Frankly, the very few times I have ever listened to Imus, he has been completely boring. He is not someone I would bother spending time listening to. Much like Howard Stern, I found his shtick banal to the point of tears. But he said something that is completely wrong. Period. He has paid dearly for that stupidity.
But it is instructive to take a look at what the headhunting mob of pitchfork wielders hath wrought. First, Imus, whether I liked him or not, gave a very willing platform to politicians - many of them Democrats. Second, Imus, it turns out, has a long history of actually trying to help kids - with cancer, no less - and that is now in jeopardy.
With Imus out of a job, some wonder whether the pipeline to charity money will eventually dry up.
Just as corporate sponsors backed away from his radio show, "I think you'll see a similar effect on the charity, where the corporate donors will find a less hot-button charity to support," said Trent Stamp, president of Charity Navigator, a New Jersey-based charity watchdog group.
Imus said he and his wife Deirdre are round-the-clock surrogate parents to the youngsters who spend a week at the property, nearly half of whom are from minority groups and 10 percent are black.

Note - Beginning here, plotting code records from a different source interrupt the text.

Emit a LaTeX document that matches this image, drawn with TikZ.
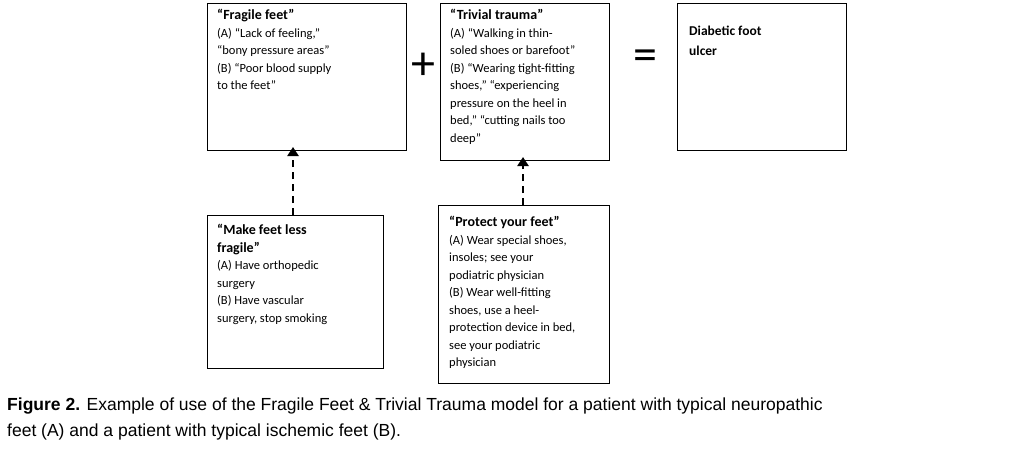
\documentclass[tikz,border=0pt]{standalone}
\usepackage{fontspec}
\setmainfont{Carlito}
\newfontfamily\capfont{Liberation Sans}
\newcommand\hdf{\bfseries\fontsize{14}{17.5}\selectfont}
\usetikzlibrary{arrows.meta}
\begin{document}
\begin{tikzpicture}[x=1pt,y=-1pt,
  box/.style={draw,line width=1pt},
  txt/.style={anchor=north west,align=left,inner sep=0pt,font=\fontsize{12.5}{17.5}\selectfont},
  dasharrow/.style={line width=2.5pt,dash pattern=on 7pt off 5pt,-{Triangle[length=9pt,width=11pt]}}]
\useasboundingbox (0,0) rectangle (1024,450);
\draw[box] (207,3) rectangle (406,150);
\coordinate (b1) at (293,150);
\node[txt] (t1) at (217,9) {{\hdf “Fragile feet”}\\(A) “Lack of feeling,”\\“bony pressure areas”\\(B) “Poor blood supply\\to the feet”};
\draw[box] (440,3) rectangle (609,160);
\coordinate (b2) at (523,160);
\node[txt] (t2) at (450,9) {{\hdf “Trivial trauma”}\\(A) “Walking in thin-\\soled shoes or barefoot”\\(B) “Wearing tight-fitting\\shoes,” “experiencing\\pressure on the heel in\\bed,” “cutting nails too\\deep”};
\draw[box] (677,3) rectangle (846,150);
\node[txt,font=\bfseries\fontsize{13.5}{20}\selectfont] (t3) at (689,26) {Diabetic foot\\ulcer};
\node (plus) at (423,66) {\fontsize{48}{48}\selectfont +};
\node (eq) at (645,60) {\fontsize{48}{48}\selectfont =};
\draw[box] (207,215) rectangle (383,368);
\coordinate (b4) at (293,215);
\node[txt] (t4) at (217,224) {{\hdf “Make feet less}\\{\hdf fragile”}\\(A) Have orthopedic\\surgery\\(B) Have vascular\\surgery, stop smoking};
\draw[box] (438,205) rectangle (609,383);
\coordinate (b5) at (523,205);
\node[txt] (t5) at (449,216) {{\hdf “Protect your feet”}\\(A) Wear special shoes,\\insoles; see your\\podiatric physician\\(B) Wear well-fitting\\shoes, use a heel-\\protection device in bed,\\see your podiatric\\physician};
\draw[dasharrow] (b4) -- ([yshift=3]b1);
\draw[dasharrow] (b5) -- ([yshift=3]b2);
\node[anchor=north west,align=left,inner sep=0pt,font=\capfont\fontsize{17.5}{26}\selectfont] (cap) at (7,398) {\textbf{Figure 2.} Example of use of the Fragile Feet \& Trivial Trauma model for a patient with typical neuropathic\\feet (A) and a patient with typical ischemic feet (B).};
\end{tikzpicture}
\end{document}
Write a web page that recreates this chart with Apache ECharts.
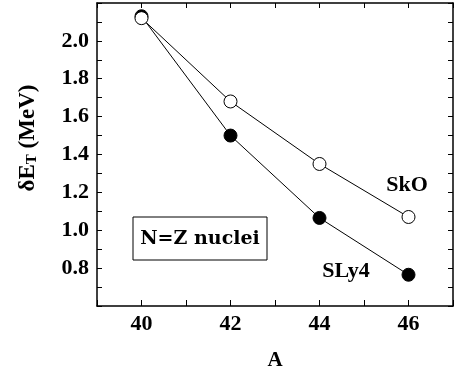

"There's not an African-American parent on the planet who has sent their child to the Imus Ranch who didn't trust me and trust my wife," he said on his show. "And when these kids die, we don't just go to the white kid's funeral."
Kansas horseman Rob Phillips says he still plans to give the ranch proceeds from a 500-mile charity race he's staging this fall. But Phillips worries that without Imus's radio forum, the ranch and other charities will suffer.
"He had a capability to get on the air and raise a tremendous amount of money for these causes," Phillips said. "I don't see anybody else doing that."
So, as a thought experiment ask yourself how much the screeching horde that ran Imus to ground and claimed his scalp have done for anyone, sick or not, lately. And ask how the hopeful politicians - many Democrats - are going to replace that huge, free venue that Imus gave them.
Then ask yourself: why is this all a good thing?